LISTED RECORDS:
+ + + +
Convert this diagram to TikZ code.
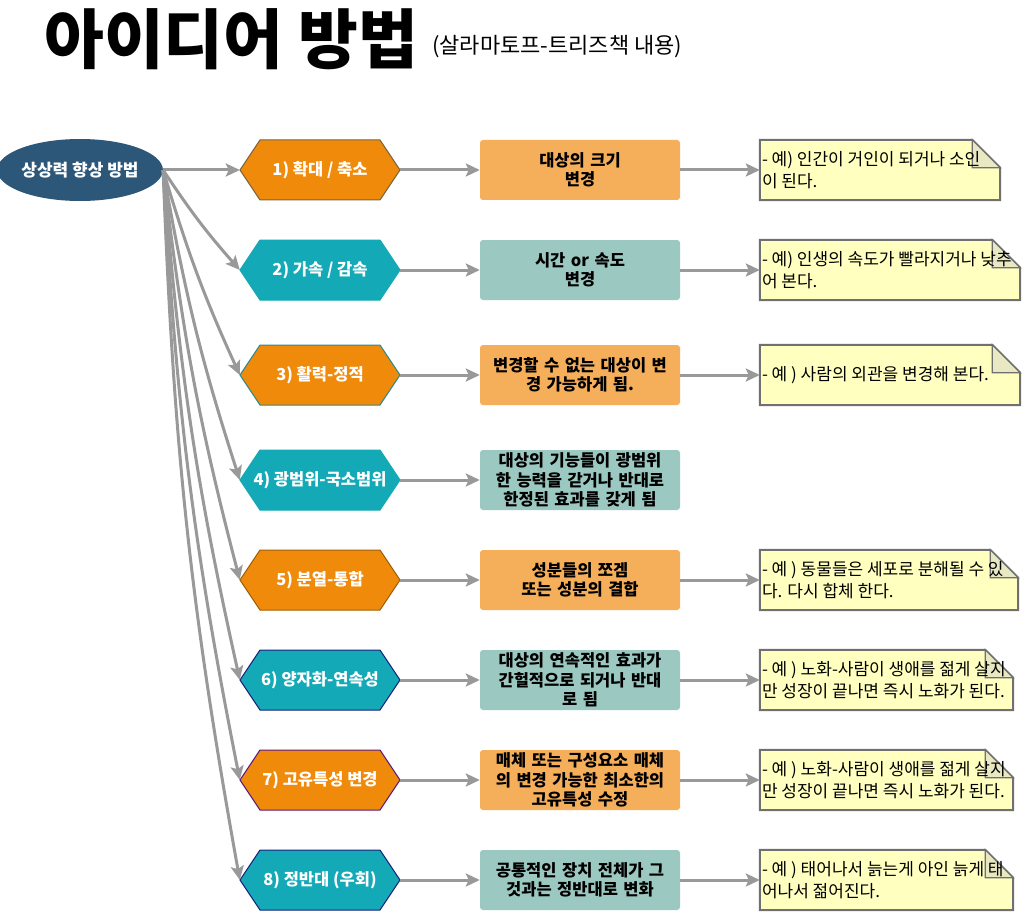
\documentclass[tikz,border=0pt]{standalone}
\usepackage{fontspec}
\setmainfont{Noto Sans CJK KR}
\usetikzlibrary{arrows.meta,shapes.geometric}
\definecolor{hexorange}{HTML}{F08A0B}
\definecolor{hexteal}{HTML}{13A9B6}
\definecolor{ellblue}{HTML}{2D5779}
\definecolor{midorange}{HTML}{F5AE5A}
\definecolor{midteal}{HTML}{9BC8C0}
\definecolor{notefill}{HTML}{FFFFC0}
\definecolor{notefold}{HTML}{E8E8C2}
\definecolor{noteborder}{HTML}{707070}
\definecolor{arrowgray}{HTML}{999999}
\definecolor{bdbrown}{HTML}{7A6440}
\definecolor{bdteal}{HTML}{2A8A90}
\definecolor{bdbrownb}{HTML}{A0600A}
\definecolor{bdnavy}{HTML}{1A237E}
\definecolor{bdpurple}{HTML}{5B1A7E}
\tikzset{
  conn/.style={draw=arrowgray, line width=3pt, -{Stealth[length=14pt,width=13pt,inset=3pt]}},
  hexbox/.style={minimum width=160pt, minimum height=60pt, inner sep=0pt, text=white,
    font=\bfseries\fontsize{16.5}{19}\selectfont},
  midbox/.style={rounded corners=3pt, minimum width=200pt, minimum height=60pt, inner sep=0pt,
    text width=198pt, align=center, font=\bfseries\fontsize{16.5}{19.5}\selectfont},
  notebox/.style={minimum height=60pt, inner sep=0pt},
  noteshape/.style={fill=notefill, draw=noteborder, line width=2pt, line join=miter},
  foldshape/.style={fill=notefold, draw=noteborder, line width=1.2pt},
  notetext/.style={anchor=west, align=left, inner sep=0pt, font=\fontsize{17}{22}\selectfont},
}
\newcommand{\hexrow}[5]{%
  \path[fill=#3,draw=#4,line width=1pt] (240,#2) -- (260,#2-30) -- (380,#2-30) -- (400,#2) -- (380,#2+30) -- (260,#2+30) -- cycle;
  \node[hexbox] (#1) at (320,#2) {#5};}
\newcommand{\noterow}[4]{%
  \node[notebox, minimum width=#3pt] (#1) at (760+#3/2,#2) {};
  \path[noteshape] (#1.north west) -- ([xshift=-28pt]#1.north east) -- ([yshift=-28pt]#1.north east) -- (#1.south east) -- (#1.south west) -- cycle;
  \path[foldshape] ([xshift=-28pt]#1.north east) -- ([xshift=-28pt,yshift=-28pt]#1.north east) -- ([yshift=-28pt]#1.north east) -- cycle;
  \node[notetext] (#1t) at ([xshift=2pt]#1.west) {#4};}
\begin{document}
\begin{tikzpicture}[x=1pt,y=-1pt]
\useasboundingbox[fill=white] (0,0) rectangle (1022,912);
% title
\node[anchor=base west, inner sep=0pt, font=\bfseries\fontsize{65}{67}\selectfont] (title) at (44,64) {아이디어 방법};
\node[anchor=base west, inner sep=0pt, font=\fontsize{22}{24}\selectfont] (subtitle) at (432,54) {(살라마토프-트리즈책 내용)};
% root
\node[ellipse, fill=ellblue, minimum width=160pt, minimum height=62pt, inner sep=0pt, text=white,
  font=\bfseries\fontsize{17}{19}\selectfont] (e) at (80,170) {상상력 향상 방법};
% hexagons
\hexrow{h1}{170}{hexorange}{bdbrown}{1) 확대 / 축소}
\hexrow{h2}{270}{hexteal}{hexteal}{2) 가속 / 감속}
\hexrow{h3}{375}{hexorange}{bdteal}{3) 활력-정적}
\hexrow{h4}{480}{hexteal}{hexteal}{4) 광범위-국소범위}
\hexrow{h5}{580}{hexorange}{bdbrownb}{5) 분열-통합}
\hexrow{h6}{680}{hexteal}{bdnavy}{6) 양자화-연속성}
\hexrow{h7}{780}{hexorange}{bdpurple}{7) 고유특성 변경}
\hexrow{h8}{880}{hexteal}{bdnavy}{8) 정반대 (우회)}
% middle boxes
\node[midbox, fill=midorange] (m1) at (580,170) {대상의 크기\\변경};
\node[midbox, fill=midteal] (m2) at (580,270) {시간 or 속도\\변경};
\node[midbox, fill=midorange] (m3) at (580,375) {변경할 수 없는 대상이 변\\경 가능하게 됨.};
\node[midbox, fill=midteal] (m4) at (580,480) {대상의 기능들이 광범위\\한 능력을 갇거나 반대로\\한정된 효과를 갖게 됨};
\node[midbox, fill=midorange] (m5) at (580,580) {성분들의 쪼겜\\또는 성분의 결합};
\node[midbox, fill=midteal] (m6) at (580,680) {대상의 연속적인 효과가\\간헐적으로 되거나 반대\\로 됨};
\node[midbox, fill=midorange] (m7) at (580,780) {매체 또는 구성요소 매체\\의 변경 가능한 최소한의\\고유특성 수정};
\node[midbox, fill=midteal] (m8) at (580,880) {공통적인 장치 전체가 그\\것과는 정반대로 변화};
% notes
\noterow{n1}{170}{240}{- 예) 인간이 거인이 되거나 소인\\이 된다.}
\noterow{n2}{270}{260}{- 예) 인생의 속도가 빨라지거나 낮추\\어 본다.}
\noterow{n3}{375}{260}{- 예 ) 사람의 외관을 변경해 본다.}
\noterow{n5}{580}{258}{- 예 ) 동물들은 세포로 분해될 수 있\\다. 다시 합체 한다.}
\noterow{n6}{680}{253}{- 예 ) 노화-사람이 생애를 젊게 살지\\만 성장이 끝나면 즉시 노화가 된다.}
\noterow{n7}{780}{253}{- 예 ) 노화-사람이 생애를 젊게 살지\\만 성장이 끝나면 즉시 노화가 된다.}
\noterow{n8}{880}{253}{- 예 ) 태어나서 늙는게 아인 늙게 태\\어나서 젊어진다.}
% connectors
\draw[conn] (e.east) -- (h1.west);
\foreach \i in {2,...,8} { \draw[conn] (e.east) to[bend right=4] (h\i.west); }
\foreach \i in {1,...,8} { \draw[conn] (h\i.east) -- (m\i.west); }
\foreach \i in {1,2,3,5,6,7,8} { \draw[conn] (m\i.east) -- (n\i.west); }
\end{tikzpicture}
\end{document}
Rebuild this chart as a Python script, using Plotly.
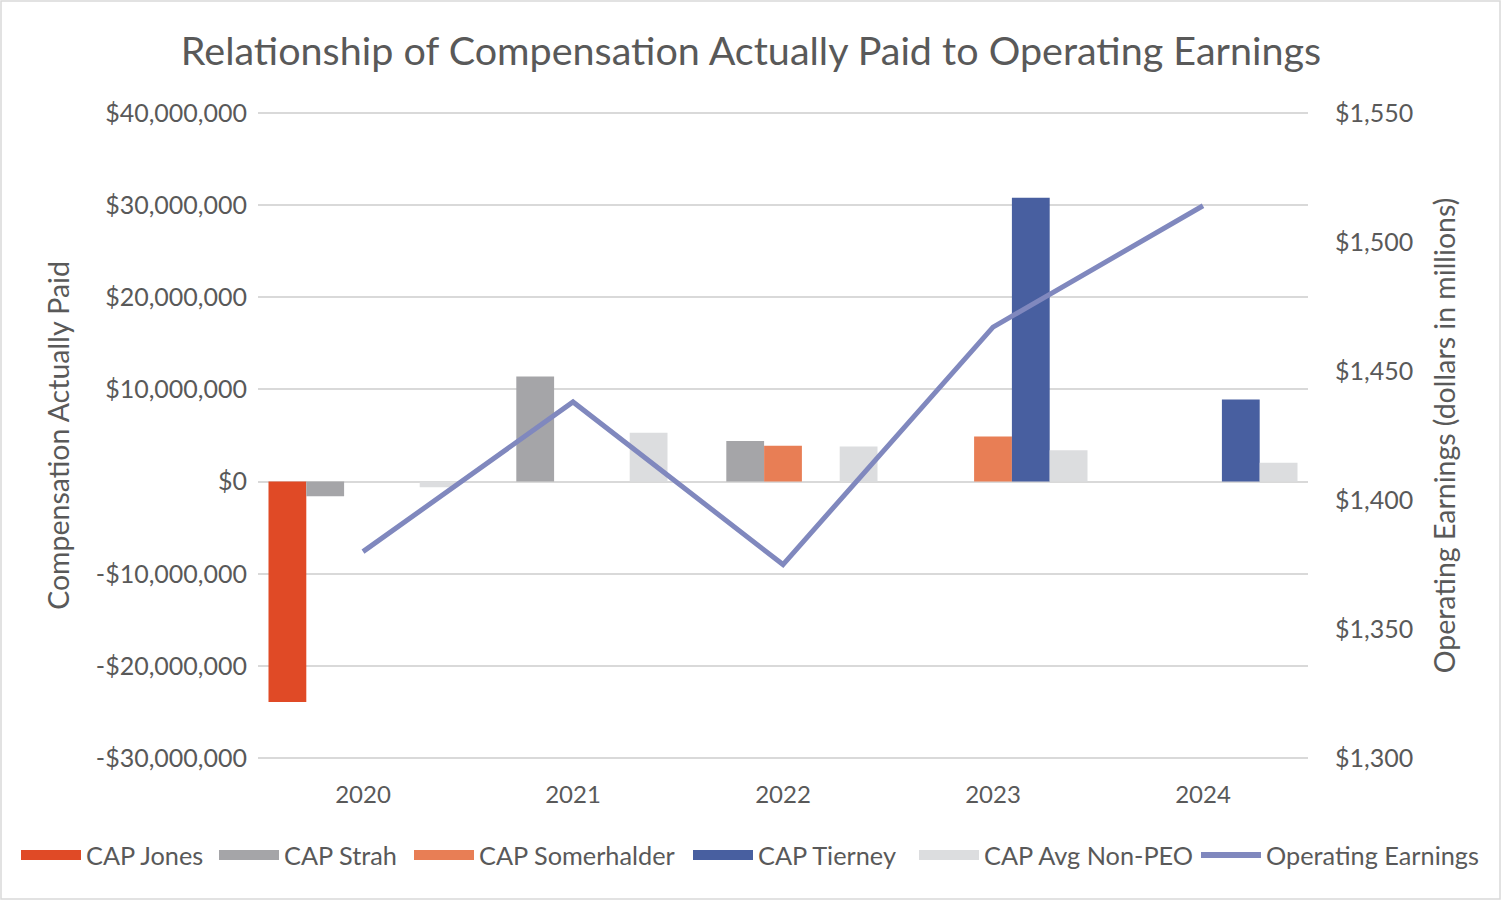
import plotly.graph_objects as go

years = ["2020", "2021", "2022", "2023", "2024"]
cap_jones = [-23.9e6, None, None, None, None]
cap_strah = [-1.6e6, 11.4e6, 4.4e6, None, None]
cap_somerhalder = [None, None, 3.9e6, 4.9e6, None]
cap_tierney = [None, None, None, 30.8e6, 8.9e6]
cap_avg_non_peo = [-0.6e6, 5.3e6, 3.8e6, 3.4e6, 2.05e6]
operating_earnings = [1380, 1438, 1375, 1467, 1514]

left_tickvals = [-30e6, -20e6, -10e6, 0, 10e6, 20e6, 30e6, 40e6]
left_ticktext = ["-$30,000,000", "-$20,000,000", "-$10,000,000", "$0",
                 "$10,000,000", "$20,000,000", "$30,000,000", "$40,000,000"]
right_tickvals = [1300, 1350, 1400, 1450, 1500, 1550]
right_ticktext = ["$1,300", "$1,350", "$1,400", "$1,450", "$1,500", "$1,550"]

FONT = "Lato"
TXT = "#595959"

L, R, T, B = 258, 194, 111, 140
W, H = 1502, 900
pw, ph = W - L - R, H - T - B
plot_bottom = H - B

fig = go.Figure()
bar_series = [
    ("CAP Jones", cap_jones, "#E04A26"),
    ("CAP Strah", cap_strah, "#A5A5A8"),
    ("CAP Somerhalder", cap_somerhalder, "#E87E55"),
    ("CAP Tierney", cap_tierney, "#485FA0"),
    ("CAP Avg Non-PEO", cap_avg_non_peo, "#DCDDDF"),
]
for name, vals, col in bar_series:
    fig.add_trace(go.Bar(x=years, y=vals, name=name, showlegend=False,
                         marker=dict(color=col, line=dict(width=0))))

fig.add_trace(go.Scatter(x=years, y=operating_earnings, name="Operating Earnings", yaxis="y2",
                         mode="lines", line=dict(color="#8088BE", width=5), showlegend=False))

# legend entries: one legend per entry so that each sits where the reference puts it
legend_swatch_px = [21, 219, 414, 693, 919, 1201]
legend_entries = [(n, c, 14) for n, _, c in bar_series] + [("Operating Earnings", "#8088BE", 6)]
legend_layout = {}
for i, ((name, col, lw), px) in enumerate(zip(legend_entries, legend_swatch_px)):
    key = "legend" if i == 0 else f"legend{i + 1}"
    fig.add_trace(go.Scatter(x=[None], y=[None], name=name, mode="lines", legend=key,
                             line=dict(color=col, width=lw)))
    legend_layout[key] = dict(orientation="h", x=(px - 5 - L) / pw, xanchor="left",
                              y=-(855 - plot_bottom) / ph, yanchor="middle", borderwidth=0,
                              bgcolor="rgba(0,0,0,0)",
                              font=dict(size=25.3, color=TXT, family=FONT), itemwidth=60)

# small padding so the outer gridlines ($40M / -$30M) are drawn
pad_l = 0.2e6
pad_r = 250 * pad_l / 70e6

fig.update_layout(
    width=W, height=H,
    margin=dict(l=L, r=R, t=T, b=B, autoexpand=False),
    paper_bgcolor="white", plot_bgcolor="white",
    font=dict(family=FONT, color=TXT, size=24),
    title=dict(text="Relationship of Compensation Actually Paid to Operating Earnings",
               x=0.5, xanchor="center", y=1 - 51 / H, yanchor="middle",
               font=dict(size=39.5, color=TXT, family=FONT)),
    barmode="group", bargap=0.1, bargroupgap=0,
    xaxis=dict(type="category", range=[-0.5, 4.5], showgrid=False, showline=False,
               ticks="", tickfont=dict(size=24, color=TXT), ticklabelstandoff=18),
    yaxis=dict(range=[-30e6 - pad_l, 40e6 + pad_l], tickmode="array", tickvals=left_tickvals,
               ticktext=left_ticktext,
               showgrid=True, gridcolor="#D9D9D9", gridwidth=1.5, zeroline=False, showline=False,
               tickfont=dict(size=25, color=TXT), ticklabelstandoff=10,
               title=dict(text="Compensation Actually Paid", font=dict(size=28.5, color=TXT), standoff=17)),
    yaxis2=dict(range=[1300 - pad_r, 1550 + pad_r], tickmode="array", tickvals=right_tickvals,
                ticktext=right_ticktext,
                overlaying="y", side="right", showgrid=False, zeroline=False, showline=False,
                tickfont=dict(size=25, color=TXT), ticklabelstandoff=26,
                title=dict(text="Operating Earnings (dollars in millions)", font=dict(size=28.5, color=TXT), standoff=22)),
    showlegend=True,
    **legend_layout,
)

fig.add_shape(type="rect", xref="paper", yref="paper",
              x0=-(L - 1) / pw, x1=1 + (R - 2) / pw, y0=-(B - 1) / ph, y1=1 + (T - 1) / ph,
              line=dict(color="#D9D9D9", width=1.5), fillcolor="rgba(0,0,0,0)", layer="below")

fig.write_html("out.html", config={"displayModeBar": False},
               post_script="document.body.style.margin='0px';")
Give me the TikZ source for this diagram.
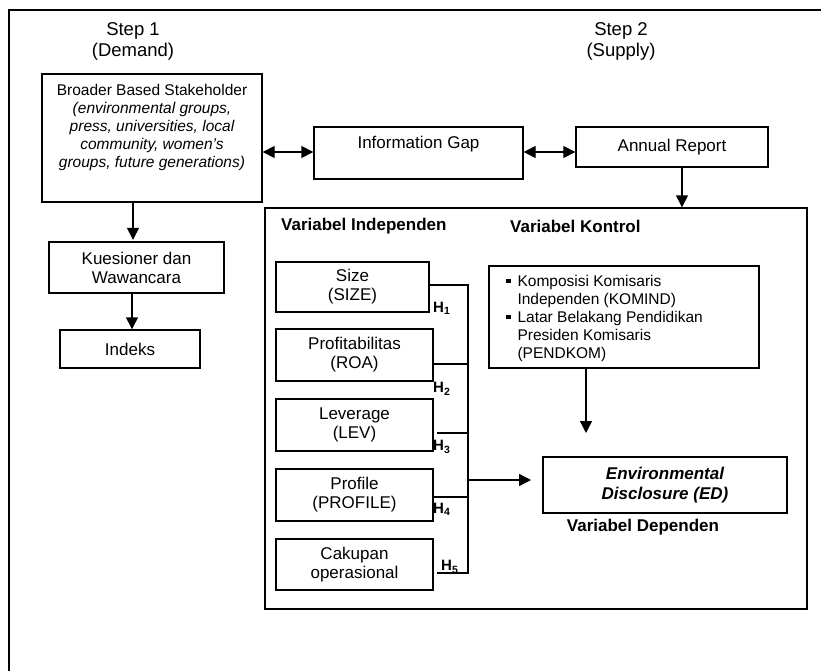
+ + + +
SET EXERCISE: In the listing above, find the line containing "Rebuild this chart" and the line containing "operating_earnings = [1380, 1438, 1375, 1467, 1514]", then write out both of them and every line between, exactly, with no pictures.

TASK RESULT:
Rebuild this chart as a Python script, using Plotly.
import plotly.graph_objects as go

years = ["2020", "2021", "2022", "2023", "2024"]
cap_jones = [-23.9e6, None, None, None, None]
cap_strah = [-1.6e6, 11.4e6, 4.4e6, None, None]
cap_somerhalder = [None, None, 3.9e6, 4.9e6, None]
cap_tierney = [None, None, None, 30.8e6, 8.9e6]
cap_avg_non_peo = [-0.6e6, 5.3e6, 3.8e6, 3.4e6, 2.05e6]
operating_earnings = [1380, 1438, 1375, 1467, 1514]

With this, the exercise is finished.